The sign did not easily achieve a regular smooth spin, and needed to be closely attended to at times to ensure a proper and silent momentum. Due to the weight and cumbersome nature of the sign, bringing it in and out of the gallery every day did pose difficulty on occasion.
To receive the red on white sign was quite serendipitous for us as we underwent a rebranding during this year. Our external banners were replaced with new ones coloured in bold red and white in line with our new guidelines, which complemented the sign very well – colour co-ordination by chance.
In its position at the top of a hill overlooking the Firth of Forth, the sign became subject to many extreme weather conditions – high winds, vicious rain storms, hail-stones that felt like the size of grapefruits. There have been a few occasions when we have had to remove sign completely as it was no longer safe to display. It has already been noted that weather is not climate change, however, on these occasions the poetic irony was not lost on us.

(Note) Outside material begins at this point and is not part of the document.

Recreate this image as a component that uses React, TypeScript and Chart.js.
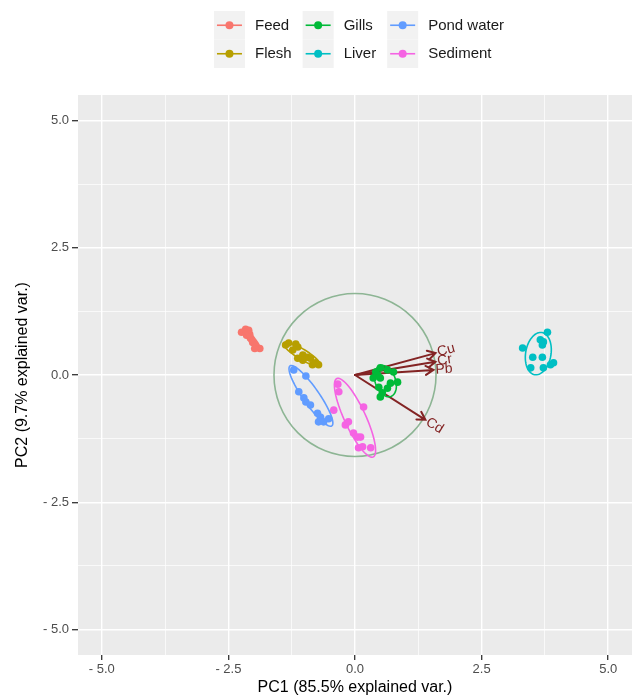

As I previously indicated, I presume that for many people, the experience of the sign is somewhat subconscious, however those who commented about the sign had very strong points of view.
One visitor came in specifically after seeing the sign outside, asking if it was part of a bigger exhibition and wanting to see more. For others, it led to conversations about the terminology of “Climate Change”, what it means, when it should be used, and alternative words to inspire discussions and define climate concerns. This was a very divisive topic for some!
We are positioned within an area of residential housing and some neighbours voiced concerns about the noise of the spinning sign during the day. In response we upped the anti to make sure that the sign could continue to spin in a way that was as close to noiseless as we could muster.
There were also countless times that the sign became an object of fascination for children who would play with it as they passed by, or as they entered or left the gallery.
The Early Warning Sign complemented our exhibition Rhythm in Research by Rachel Duckhouse beautifully. The show explored the artist’s longstanding interaction with bioscience experts and much of the work acts an artistic representation of data collected by these scientists in relation to global warming and water flow. The sign acted as a great point to supplement these conversations. Similarly, in our public artwork commission Rust Garden by Donovan & Siegel, in which we worked very closely with community gardeners and place-makers to encourage local people to think about how they interact with the spaces around them and how we can recycle existing materials and waste into meaningful additions to public spaces, the sign was a useful symbol for how we can frame these discussions and activities.
In hindsight, for more impact, an increase in active interpretation engaging with the sign itself would have given audiences a better understanding to unpick the conceptual implications of the work.
It has been a fantastic opportunity for Edinburgh Printmakers to be part of this nationwide project, and to begin conversations with other host venues. Our programmatic considerations of the interplay between climate destabilisation and contemporary art practice (and all aspects of our existence), particularly in light of recent political developments, feels more pertinent than ever.